Regenerative media filters lower The Salvation Army’s energy usage, which is further reduced in the aquatics center by variable-frequency drive pumps that use less electricity than traditional pumps to power the lazy river, spray features, and blowhole. Energy is further optimized throughout the facility by automated lighting, as well as daylighting techniques: BRS gave the building an east-west orientation that maximizes sunlight, which enters the building—reducing the need for lights to be turned on—via a large glass curtain wall at the facility’s main entrance, not to mention traditional skylights that are tinted to maximize light while minimizing glare.

Indoor Environment

“Indoor air quality is huge in a recreation center,” Blackburn says. “Some of the folks coming into the Kroc Center are dealing with health-related issues such as obesity, high blood pressure, and high cholesterol, and they desire to get their health back on track. Bringing them into a building that’s healthy reinforces the center’s purpose.” To make the air inside the Kroc Center as healthy as possible, BRS required the general contractor to keep the construction site clean after the mechanical ducts were installed and to seal off those ducts to keep construction debris out.

The exterior spaces were as important as the interior ones, says principal Steve Blackburn.
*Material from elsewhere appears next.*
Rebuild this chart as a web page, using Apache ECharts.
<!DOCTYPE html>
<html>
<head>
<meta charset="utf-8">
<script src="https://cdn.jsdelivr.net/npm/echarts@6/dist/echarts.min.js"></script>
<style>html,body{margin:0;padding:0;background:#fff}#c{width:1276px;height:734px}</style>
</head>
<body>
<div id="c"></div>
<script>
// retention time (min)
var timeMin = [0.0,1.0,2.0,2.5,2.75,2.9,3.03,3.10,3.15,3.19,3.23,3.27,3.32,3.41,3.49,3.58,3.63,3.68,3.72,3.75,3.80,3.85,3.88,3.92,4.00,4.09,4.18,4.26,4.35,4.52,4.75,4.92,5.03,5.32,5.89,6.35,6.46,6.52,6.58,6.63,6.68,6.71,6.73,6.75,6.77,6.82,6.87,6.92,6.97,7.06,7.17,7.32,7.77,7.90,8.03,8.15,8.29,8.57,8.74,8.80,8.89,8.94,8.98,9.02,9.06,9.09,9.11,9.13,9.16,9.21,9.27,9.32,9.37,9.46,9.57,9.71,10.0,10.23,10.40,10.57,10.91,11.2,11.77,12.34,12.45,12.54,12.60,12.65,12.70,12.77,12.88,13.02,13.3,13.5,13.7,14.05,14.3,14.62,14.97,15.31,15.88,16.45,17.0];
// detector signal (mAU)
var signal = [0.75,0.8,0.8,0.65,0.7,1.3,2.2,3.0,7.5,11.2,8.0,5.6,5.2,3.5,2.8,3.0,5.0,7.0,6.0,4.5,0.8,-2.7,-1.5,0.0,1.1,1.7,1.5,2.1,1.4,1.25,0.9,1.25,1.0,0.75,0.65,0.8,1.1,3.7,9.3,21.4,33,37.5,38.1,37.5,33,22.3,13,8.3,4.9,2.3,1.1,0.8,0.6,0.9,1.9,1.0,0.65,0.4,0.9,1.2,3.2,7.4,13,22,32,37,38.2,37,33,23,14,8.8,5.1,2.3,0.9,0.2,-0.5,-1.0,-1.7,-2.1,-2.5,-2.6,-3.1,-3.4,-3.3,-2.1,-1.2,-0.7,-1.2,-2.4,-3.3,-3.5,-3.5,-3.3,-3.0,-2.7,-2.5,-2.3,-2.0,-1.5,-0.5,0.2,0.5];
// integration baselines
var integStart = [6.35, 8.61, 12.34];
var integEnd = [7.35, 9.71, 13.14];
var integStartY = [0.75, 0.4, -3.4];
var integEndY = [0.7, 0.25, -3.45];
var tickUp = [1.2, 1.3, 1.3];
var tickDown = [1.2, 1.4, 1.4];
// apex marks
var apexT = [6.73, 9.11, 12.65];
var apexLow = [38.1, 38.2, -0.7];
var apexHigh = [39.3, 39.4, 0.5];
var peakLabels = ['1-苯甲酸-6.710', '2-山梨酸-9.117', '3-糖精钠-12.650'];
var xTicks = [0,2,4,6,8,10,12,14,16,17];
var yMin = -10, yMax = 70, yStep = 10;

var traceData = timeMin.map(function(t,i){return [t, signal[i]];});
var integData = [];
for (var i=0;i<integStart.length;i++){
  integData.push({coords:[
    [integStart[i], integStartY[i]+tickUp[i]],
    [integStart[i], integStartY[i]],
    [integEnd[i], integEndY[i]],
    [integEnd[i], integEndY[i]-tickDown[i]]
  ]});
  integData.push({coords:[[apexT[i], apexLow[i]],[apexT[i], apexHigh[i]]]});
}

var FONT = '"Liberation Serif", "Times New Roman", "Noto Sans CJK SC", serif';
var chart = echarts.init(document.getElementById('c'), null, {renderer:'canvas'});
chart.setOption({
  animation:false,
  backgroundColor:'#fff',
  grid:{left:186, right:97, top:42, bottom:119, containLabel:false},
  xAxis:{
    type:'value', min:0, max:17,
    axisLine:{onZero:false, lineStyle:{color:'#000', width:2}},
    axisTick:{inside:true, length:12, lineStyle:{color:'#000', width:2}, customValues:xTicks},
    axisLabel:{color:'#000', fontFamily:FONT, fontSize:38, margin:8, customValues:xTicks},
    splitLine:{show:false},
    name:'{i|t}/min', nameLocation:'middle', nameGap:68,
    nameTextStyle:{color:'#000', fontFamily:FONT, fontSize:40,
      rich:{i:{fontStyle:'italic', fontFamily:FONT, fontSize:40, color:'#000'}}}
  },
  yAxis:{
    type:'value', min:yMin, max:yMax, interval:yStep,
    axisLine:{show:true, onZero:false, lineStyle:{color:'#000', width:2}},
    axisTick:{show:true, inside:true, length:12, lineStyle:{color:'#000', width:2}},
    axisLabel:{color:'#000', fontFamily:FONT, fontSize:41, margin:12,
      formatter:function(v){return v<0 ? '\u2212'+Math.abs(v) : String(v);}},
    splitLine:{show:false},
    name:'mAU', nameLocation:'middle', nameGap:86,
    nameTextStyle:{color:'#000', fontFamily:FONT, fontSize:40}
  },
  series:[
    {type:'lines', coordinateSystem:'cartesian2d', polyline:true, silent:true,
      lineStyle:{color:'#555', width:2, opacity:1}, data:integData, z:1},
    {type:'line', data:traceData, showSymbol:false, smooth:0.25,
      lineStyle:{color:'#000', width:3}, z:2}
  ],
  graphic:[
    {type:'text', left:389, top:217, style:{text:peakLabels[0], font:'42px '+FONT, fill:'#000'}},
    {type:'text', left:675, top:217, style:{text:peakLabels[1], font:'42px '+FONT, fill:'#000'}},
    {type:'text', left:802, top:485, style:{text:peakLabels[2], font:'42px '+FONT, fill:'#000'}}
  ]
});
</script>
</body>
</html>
The project features an outdoor prayer garden, amphitheater, sun deck, and terrace.

Landscape

“Every major component of this building has a complementary outdoor component to it,” Blackburn says. For instance, the chapel and performing arts center connect to a prayer garden, as well as a tiered outdoor amphitheater. The leisure pool, meanwhile, has an outdoor south-facing sun deck and aquatic spray ground. Even the meeting rooms in the community wing open to a terrace for special events. And then there are the bioswales. Situated across the property, they clean and filter storm-water runoff before it enters the city’s sewer system.